- Outfielder
- Born: February 6, 1977 (age 49) Bronx, New York, U.S.
- Batted: LeftThrew: Right

MLB debut
- September 5, 2003, for the Milwaukee Brewers

Last MLB appearance
- September 28, 2003, for the Milwaukee Brewers

MLB statistics
- Batting average: .108
- Hits: 4
- Runs batted in: 3
- Stats at Baseball Reference

Teams
- Milwaukee Brewers (2003);

= Pete Zoccolillo =

American baseball player (born 1977)

Peter Jude Zoccolillo (born February 6, 1977) is an American former professional baseball outfielder. He played part of the 2003 season in Major League Baseball for the Milwaukee Brewers.

==Career==
He played college baseball at Rutgers University where he was three times All-Big East First Team. He graduated with a degree in communications and a minor in psychology. He was drafted by the Chicago Cubs in the 23rd round of the 1999 amateur draft. At the trade deadline in 2001, the Cubs traded him and Rubén Quevedo to the Brewers for David Weathers and a minor leaguer.

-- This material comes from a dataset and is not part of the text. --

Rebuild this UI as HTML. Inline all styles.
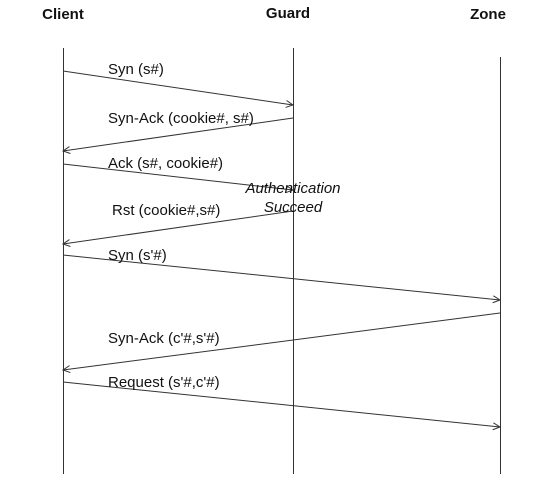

Zoccolillo made his Major League debut on September 5, 2003 at Miller Park. He recorded his first Major League hit on September 9 against Tim Redding of the Houston Astros. Following the season, the Texas Rangers selected him from the Brewers in the minor league phase of the Rule 5 draft.

After spending the 2005 season in the minors with the St. Louis Cardinals, he signed a contract with the Colorado Rockies. After playing with Italy at the 2006 World Baseball Classic, however, he decided to retire from professional baseball.

==Personal life==
Zoccolillo's father, Al, coached the Iona Gaels baseball team. His mother, Terry, was a teacher. He met his wife, Denise, before his final year at Rutgers.

In 2011, he was living in Randolph, New Jersey, working as a salesman for Enzo Clinical Labs and coaching youth baseball. In 2021, he was living in Mount Olive Township, New Jersey and was hired to coach the baseball team at Mount Olive High School.